Though direct emails may seem personal, no one should ever trust that email content will stay “private” – no matter how simple or meaningless a message may seem. Ocean Marketing’s Paul Christoforo is probably familiar with this. The string of emails between Christoforo, and a customer inquiring about the order status of an Avenger PlayStation3 game controller, reveal how one should never neglect the power (and rapid spread of information) of the consumer + the internet. After a series of emails riddled with insults between the customer and himself without a clear answer as to the customer’s original question, Christoforo lost support of company’s he once worked with as well as potential customers because information concerning his dealings with one customer began to circulate on Twitter.

 The Lesson: As we do in other areas of our lives, we learn from the criticism we receive from others.

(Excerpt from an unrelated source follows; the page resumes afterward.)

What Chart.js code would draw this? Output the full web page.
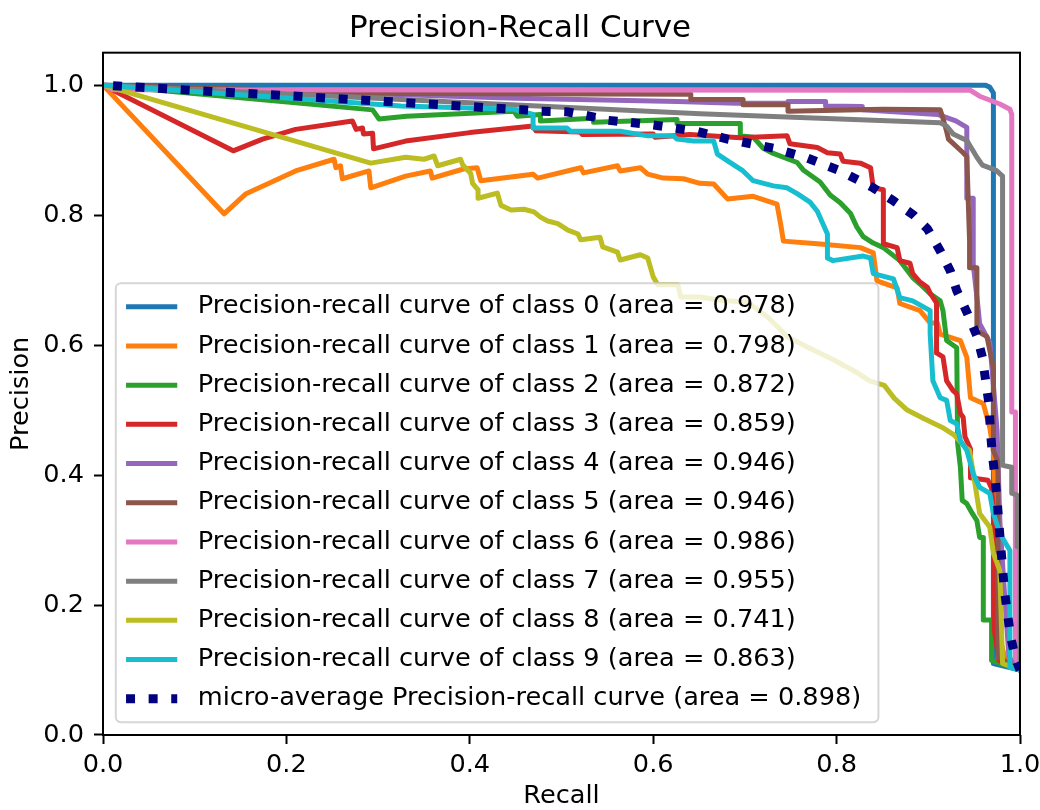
<!DOCTYPE html>
<html><head><meta charset="utf-8">
<script src="https://cdn.jsdelivr.net/npm/chart.js@4.4.1/dist/chart.umd.min.js"></script>
<style>html,body{margin:0;padding:0;background:#fff;} canvas{display:block;}</style>
</head><body>
<canvas id="c" width="1040" height="810" style="width:1040px;height:810px"></canvas>
<script>
// ---- data (recall, precision) ----
const xTickValues = [0.0, 0.2, 0.4, 0.6, 0.8, 1.0];
const yTickValues = [0.0, 0.2, 0.4, 0.6, 0.8, 1.0];
const classNames = ['0','1','2','3','4','5','6','7','8','9'];
const classAreas = [0.978, 0.798, 0.872, 0.859, 0.946, 0.946, 0.986, 0.955, 0.741, 0.863];
const microArea = 0.898;
const seriesColors = ['#1f77b4','#ff7f0e','#2ca02c','#d62728','#9467bd','#8c564b','#e377c2','#7f7f7f','#bcbd22','#17becf'];
const microColor = '#000080';

const prClass0 = [[0,1],[0.962,1.0],[0.967,0.997],[0.971,0.988],[0.971,0.11],[1.0,0.1]];
const prClass1 = [[0,1],[0.132,0.802],[0.156,0.833],[0.181,0.849],[0.210,0.868],[0.252,0.886],[0.254,0.873],[0.259,0.876],[0.261,0.856],[0.290,0.868],[0.292,0.842],[0.330,0.860],[0.357,0.868],[0.359,0.857],[0.393,0.871],[0.408,0.873],[0.412,0.853],[0.469,0.863],[0.474,0.857],[0.521,0.873],[0.524,0.865],[0.561,0.876],[0.564,0.868],[0.586,0.873],[0.594,0.863],[0.611,0.857],[0.633,0.856],[0.651,0.849],[0.666,0.848],[0.681,0.825],[0.709,0.829],[0.735,0.817],[0.739,0.786],[0.742,0.760],[0.779,0.756],[0.826,0.750],[0.840,0.742],[0.844,0.699],[0.866,0.688],[0.869,0.664],[0.891,0.653],[0.902,0.634],[0.910,0.634],[0.913,0.617],[0.935,0.607],[0.942,0.581],[0.946,0.519],[0.960,0.510],[0.967,0.473],[0.971,0.438],[0.975,0.30],[0.978,0.15],[0.985,0.11],[1.0,0.1]];
const prClass2 = [[0,1],[0.294,0.962],[0.301,0.948],[0.331,0.952],[0.448,0.960],[0.452,0.952],[0.477,0.955],[0.477,0.945],[0.535,0.949],[0.535,0.943],[0.626,0.947],[0.626,0.941],[0.695,0.941],[0.695,0.922],[0.709,0.920],[0.720,0.903],[0.731,0.895],[0.757,0.881],[0.764,0.869],[0.782,0.851],[0.793,0.831],[0.804,0.819],[0.815,0.803],[0.822,0.782],[0.829,0.767],[0.840,0.757],[0.851,0.750],[0.869,0.730],[0.883,0.704],[0.891,0.694],[0.902,0.679],[0.913,0.668],[0.916,0.653],[0.920,0.607],[0.931,0.596],[0.932,0.449],[0.935,0.412],[0.937,0.361],[0.942,0.356],[0.948,0.341],[0.953,0.330],[0.956,0.304],[0.960,0.304],[0.960,0.177],[0.969,0.177],[0.969,0.115],[1.0,0.1]];
const prClass3 = [[0,1],[0.142,0.899],[0.174,0.917],[0.210,0.932],[0.272,0.945],[0.276,0.932],[0.283,0.934],[0.284,0.925],[0.294,0.926],[0.295,0.902],[0.330,0.914],[0.400,0.927],[0.469,0.937],[0.472,0.930],[0.520,0.928],[0.523,0.924],[0.600,0.925],[0.602,0.920],[0.640,0.924],[0.695,0.919],[0.746,0.922],[0.749,0.910],[0.779,0.904],[0.790,0.896],[0.804,0.894],[0.807,0.883],[0.826,0.880],[0.837,0.873],[0.840,0.842],[0.851,0.839],[0.851,0.756],[0.866,0.750],[0.869,0.730],[0.880,0.726],[0.883,0.710],[0.891,0.697],[0.899,0.689],[0.902,0.680],[0.909,0.665],[0.909,0.588],[0.916,0.582],[0.920,0.545],[0.927,0.530],[0.931,0.525],[0.935,0.495],[0.938,0.489],[0.940,0.459],[0.946,0.440],[0.946,0.396],[0.965,0.392],[0.969,0.380],[0.971,0.345],[0.972,0.161],[0.977,0.115],[1.0,0.1]];
const prClass4 = [[0,1],[0.450,0.980],[0.627,0.975],[0.690,0.972],[0.747,0.972],[0.747,0.975],[0.788,0.975],[0.788,0.968],[0.828,0.967],[0.828,0.962],[0.910,0.955],[0.930,0.945],[0.942,0.935],[0.942,0.826],[0.949,0.826],[0.949,0.725],[0.954,0.661],[0.956,0.633],[0.967,0.604],[0.970,0.556],[0.975,0.468],[0.978,0.330],[0.983,0.220],[0.988,0.120],[1.0,0.1]];
const prClass5 = [[0,1],[0.325,0.987],[0.641,0.986],[0.641,0.978],[0.698,0.978],[0.698,0.970],[0.747,0.970],[0.747,0.960],[0.850,0.963],[0.913,0.962],[0.916,0.949],[0.920,0.929],[0.922,0.917],[0.938,0.896],[0.942,0.890],[0.945,0.760],[0.945,0.719],[0.953,0.719],[0.953,0.622],[0.964,0.613],[0.971,0.565],[0.971,0.438],[0.976,0.420],[0.976,0.120],[1.0,0.1]];
const prClass6 = [[0,1],[0.010,0.993],[0.946,0.992],[0.956,0.983],[0.978,0.971],[0.989,0.963],[0.991,0.955],[0.991,0.497],[0.995,0.497],[0.995,0.120],[1.0,0.1]];
const prClass7 = [[0,1],[0.651,0.956],[0.913,0.942],[0.920,0.937],[0.927,0.925],[0.942,0.915],[0.945,0.908],[0.953,0.889],[0.959,0.877],[0.974,0.869],[0.981,0.860],[0.981,0.415],[0.991,0.412],[0.991,0.372],[0.997,0.369],[0.997,0.290],[1.0,0.289],[1.0,0.1]];
const prClass8 = [[0,1],[0.292,0.880],[0.330,0.889],[0.350,0.886],[0.361,0.891],[0.365,0.876],[0.390,0.886],[0.392,0.878],[0.401,0.864],[0.403,0.849],[0.409,0.839],[0.409,0.826],[0.430,0.834],[0.434,0.815],[0.445,0.808],[0.459,0.809],[0.470,0.805],[0.477,0.797],[0.485,0.791],[0.496,0.787],[0.507,0.777],[0.518,0.771],[0.521,0.762],[0.542,0.766],[0.545,0.751],[0.561,0.743],[0.564,0.731],[0.586,0.739],[0.594,0.734],[0.600,0.705],[0.605,0.693],[0.627,0.693],[0.630,0.674],[0.651,0.674],[0.673,0.669],[0.703,0.666],[0.725,0.643],[0.747,0.612],[0.768,0.597],[0.797,0.577],[0.823,0.557],[0.836,0.545],[0.852,0.538],[0.863,0.518],[0.877,0.500],[0.895,0.487],[0.917,0.472],[0.928,0.462],[0.941,0.442],[0.945,0.438],[0.948,0.412],[0.956,0.341],[0.967,0.320],[0.971,0.280],[0.978,0.253],[0.981,0.110],[1.0,0.1]];
const prClass9 = [[0,1],[0.325,0.968],[0.448,0.963],[0.469,0.955],[0.469,0.934],[0.506,0.934],[0.510,0.929],[0.564,0.929],[0.594,0.922],[0.622,0.922],[0.626,0.917],[0.644,0.914],[0.666,0.914],[0.670,0.894],[0.687,0.878],[0.698,0.868],[0.709,0.853],[0.731,0.845],[0.746,0.842],[0.757,0.833],[0.771,0.820],[0.779,0.806],[0.790,0.771],[0.790,0.734],[0.796,0.730],[0.829,0.737],[0.837,0.734],[0.840,0.710],[0.862,0.702],[0.869,0.673],[0.883,0.668],[0.902,0.653],[0.902,0.618],[0.905,0.545],[0.913,0.519],[0.920,0.515],[0.924,0.484],[0.931,0.479],[0.935,0.453],[0.942,0.438],[0.949,0.402],[0.956,0.381],[0.967,0.372],[0.971,0.341],[0.978,0.310],[0.989,0.284],[0.989,0.104],[1.0,0.1]];
const prMicro = [[0,1],[0.309,0.975],[0.458,0.962],[0.477,0.960],[0.506,0.959],[0.532,0.952],[0.550,0.946],[0.594,0.940],[0.648,0.929],[0.681,0.917],[0.731,0.903],[0.768,0.888],[0.804,0.868],[0.840,0.842],[0.862,0.822],[0.884,0.800],[0.899,0.779],[0.913,0.745],[0.924,0.714],[0.931,0.684],[0.942,0.651],[0.953,0.614],[0.959,0.581],[0.962,0.551],[0.966,0.511],[0.968,0.463],[0.970,0.430],[0.973,0.393],[0.975,0.362],[0.977,0.326],[0.979,0.290],[0.981,0.257],[0.983,0.223],[0.986,0.190],[0.990,0.150],[0.995,0.118],[1.0,0.1]];

const classCurves = [prClass0, prClass1, prClass2, prClass3, prClass4, prClass5, prClass6, prClass7, prClass8, prClass9];

// ---- chart ----
const FONT = 'DejaVu Sans';
const FS = 25.6;
Chart.defaults.font.family = FONT;
Chart.defaults.color = '#000';

const toPoints = pts => pts.map(([r, p]) => ({x: r, y: p}));
const datasets = classCurves.map((pts, i) => ({
  label: `Precision-recall curve of class ${classNames[i]} (area = ${classAreas[i].toFixed(3)})`,
  data: toPoints(pts),
  borderColor: seriesColors[i],
  backgroundColor: seriesColors[i],
  borderWidth: 5,
  borderJoinStyle: 'round',
  borderCapStyle: 'butt',
  pointRadius: 0,
  tension: 0,
  fill: false,
  order: 20 - i
}));
datasets.push({
  label: `micro-average Precision-recall curve (area = ${microArea.toFixed(3)})`,
  data: toPoints(prMicro),
  borderColor: microColor,
  backgroundColor: microColor,
  borderWidth: 9,
  borderDash: [9, 13.6],
  borderDashOffset: 12.6,
  borderCapStyle: 'butt',
  borderJoinStyle: 'miter',
  pointRadius: 0,
  tension: 0,
  fill: false,
  order: 0
});

function roundRectPath(ctx, x, y, w, h, r) {
  ctx.beginPath();
  ctx.moveTo(x + r, y);
  ctx.lineTo(x + w - r, y);
  ctx.arcTo(x + w, y, x + w, y + r, r);
  ctx.lineTo(x + w, y + h - r);
  ctx.arcTo(x + w, y + h, x + w - r, y + h, r);
  ctx.lineTo(x + r, y + h);
  ctx.arcTo(x, y + h, x, y + h - r, r);
  ctx.lineTo(x, y + r);
  ctx.arcTo(x, y, x + r, y, r);
  ctx.closePath();
}

const frameAndLegend = {
  id: 'frameAndLegend',
  afterDatasetsDraw(chart) {
    const {ctx, chartArea: a} = chart;
    ctx.save();
    // axes frame (spines)
    ctx.strokeStyle = '#000';
    ctx.lineWidth = 2;
    ctx.strokeRect(a.left, a.top, a.right - a.left, a.bottom - a.top);
    // legend (lower left, matplotlib style)
    const ds = chart.data.datasets;
    ctx.font = `${FS}px "${FONT}"`;
    const pad = 0.4 * FS, spacing = 0.5 * FS, handleLen = 2 * FS, textPad = 0.8 * FS, axPad = 0.5 * FS, rowH = 26.4;
    let maxW = 0;
    ds.forEach(d => { maxW = Math.max(maxW, ctx.measureText(d.label).width); });
    const w = pad * 2 + handleLen + textPad + maxW + 7;
    const h = pad * 2 + ds.length * rowH + (ds.length - 1) * spacing;
    const x0 = a.left + axPad, y0 = a.bottom - axPad - h;
    roundRectPath(ctx, x0, y0, w, h, 0.2 * FS);
    ctx.fillStyle = 'rgba(255,255,255,0.8)';
    ctx.fill();
    ctx.strokeStyle = 'rgba(204,204,204,0.8)';
    ctx.lineWidth = 2;
    ctx.stroke();
    ds.forEach((d, i) => {
      const cy = y0 + pad + rowH / 2 + i * (rowH + spacing);
      ctx.save();
      ctx.beginPath();
      ctx.strokeStyle = d.borderColor;
      ctx.lineWidth = d.borderWidth;
      ctx.lineCap = 'butt';
      ctx.setLineDash(d.borderDash || []);
      ctx.moveTo(x0 + pad, cy);
      ctx.lineTo(x0 + pad + handleLen, cy);
      ctx.stroke();
      ctx.restore();
      ctx.fillStyle = '#000';
      ctx.textAlign = 'left';
      ctx.textBaseline = 'middle';
      ctx.fillText(d.label, x0 + pad + handleLen + textPad, cy);
    });
    ctx.restore();
  }
};

new Chart(document.getElementById('c'), {
  type: 'line',
  data: {datasets},
  options: {
    responsive: false,
    animation: false,
    devicePixelRatio: 1,
    layout: {padding: {left: 0, right: 0, top: 0, bottom: 0}},
    plugins: {
      legend: {display: false},
      tooltip: {enabled: false},
      title: {
        display: true,
        text: 'Precision-Recall Curve',
        color: '#000',
        font: {family: FONT, size: 30.9, weight: 'normal'},
        padding: {top: 10, bottom: 5.6}
      }
    },
    scales: {
      x: {
        type: 'linear',
        min: 0, max: 1,
        afterBuildTicks: s => { s.ticks = xTickValues.map(v => ({value: v})); },
        afterFit: s => { s.height = 75; s.paddingRight = 20; },
        ticks: {
          autoSkip: false, maxRotation: 0, padding: 6, color: '#000',
          font: {family: FONT, size: FS},
          callback: v => Number(v).toFixed(1)
        },
        grid: {display: true, drawOnChartArea: false, drawTicks: true, tickLength: 9, tickWidth: 2, tickColor: '#000'},
        border: {display: false},
        title: {display: true, text: 'Recall', color: '#000', font: {family: FONT, size: FS}, padding: {top: 0, bottom: -2}}
      },
      y: {
        type: 'linear',
        min: 0, max: 1.05,
        afterBuildTicks: s => { s.ticks = yTickValues.map(v => ({value: v})); },
        afterFit: s => { s.width = 103; },
        ticks: {
          autoSkip: false, padding: 10, color: '#000',
          font: {family: FONT, size: FS},
          callback: v => Number(v).toFixed(1)
        },
        grid: {display: true, drawOnChartArea: false, drawTicks: true, tickLength: 9, tickWidth: 2, tickColor: '#000'},
        border: {display: false},
        title: {display: true, text: 'Precision', color: '#000', font: {family: FONT, size: FS}, padding: {top: 6, bottom: 0}}
      }
    }
  },
  plugins: [frameAndLegend]
});
</script>
</body></html>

Though no one likes to hear or read negative feedback, this feedback can be essential in avoiding stagnation and may be fuel for greater improvements. If you are working in any way that your work may appear in a public forum or be seen, shared, or read by others you are assuming the responsibility of keeping your cool about the fact that everyone will never love everything that you create. Use feedback to improve. Do not lay blame upon the customers or insult customers, especially if you are talking down to them about something completely unrelated to the original problem.

Additionally, if you are hiring an intern or assistant to interact on social media sites on your behalf, make sure they are representing you in a positive light. Though interns will often work without monetary compensation, this does not mean they are always in support of the company’s well-being. Any less-than-positive feedback concerning company actions is not a reflection of one’s personal worth; rather, negative feedback often reflects an area that needs a little extra attention within the company.